The house is an old French Farmhouse which they have restored and expanded. Evidence of the old bread oven still exists and is built into the décor. A full house with the new 3 month old twin girls there’s always something going on! The property is littered with other old stone buildings and building remains. Out beside the house is a charming terraced garden built up the steep slope.
Gaston pigs are raised ‘free range’ in large forest parks. They are amazingly happy with
natural springs, mud to wallow in and trees to uproot. Currently 3 parks are being used: the sow park (Winnie, Ella and Fatima as well as the infamous boar Shaft), the porker park has 8, and the wiener park has 13. All 3 sows are pregnant so those numbers will be changing very soon.
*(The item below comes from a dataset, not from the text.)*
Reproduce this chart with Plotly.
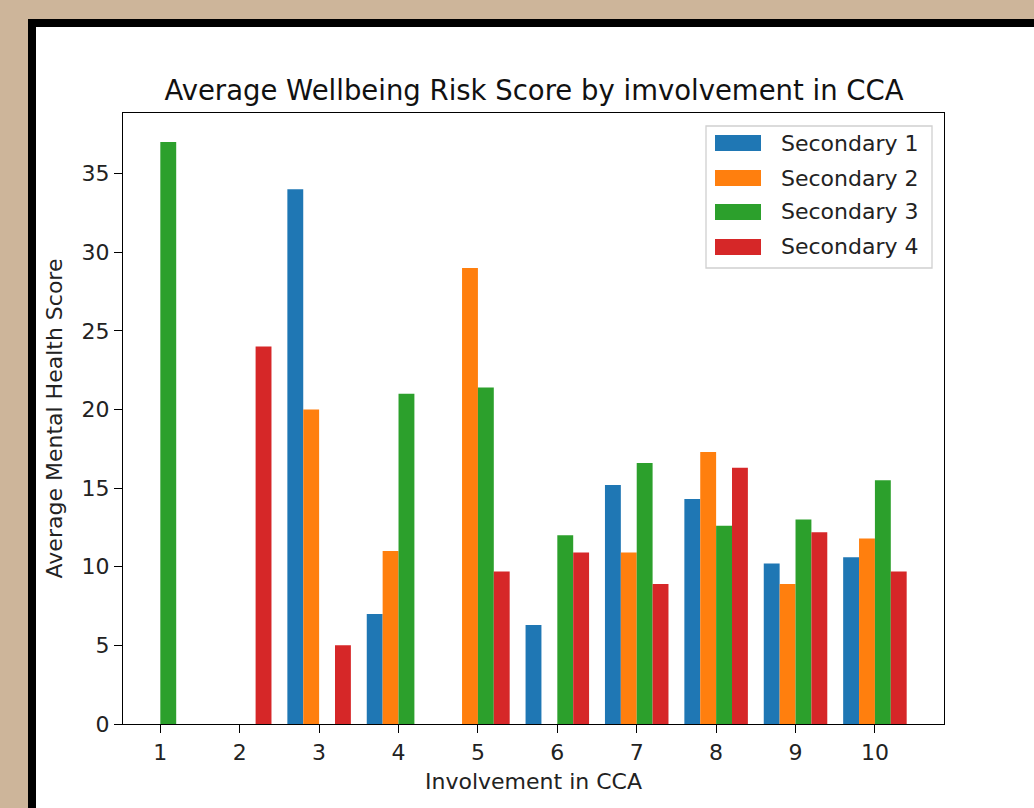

In addition to the pigs, there are 9 chickens (half laying half meat) and a rooster, 5 cows and a calf (again 2 are pregnant), and some goats which I’ve never seen. Part of communal living in the Pyrenees entitles each commune to certain areas in the higher mountains where everyone can graze their animals. Rather than ‘owners’ of land, these people see themselves of ‘guardians and caretakers’ of the land with the notion that no one really ‘owns’ the land - it’s there for all use.
During this stay we’re looking forward to learning how to care for all of these animals, general farm labour, numerous renovation projects on the house, harvesting the garden and getting ready for winter!
The trek into the house was about a kilometer from the main road and post box. A tiny gravel track has no room for mistakes as it snakes it’s way down a steep hill. Hairpin turns soo sharp that you need to stop and do a 3-point (sometimes 5) to get around them.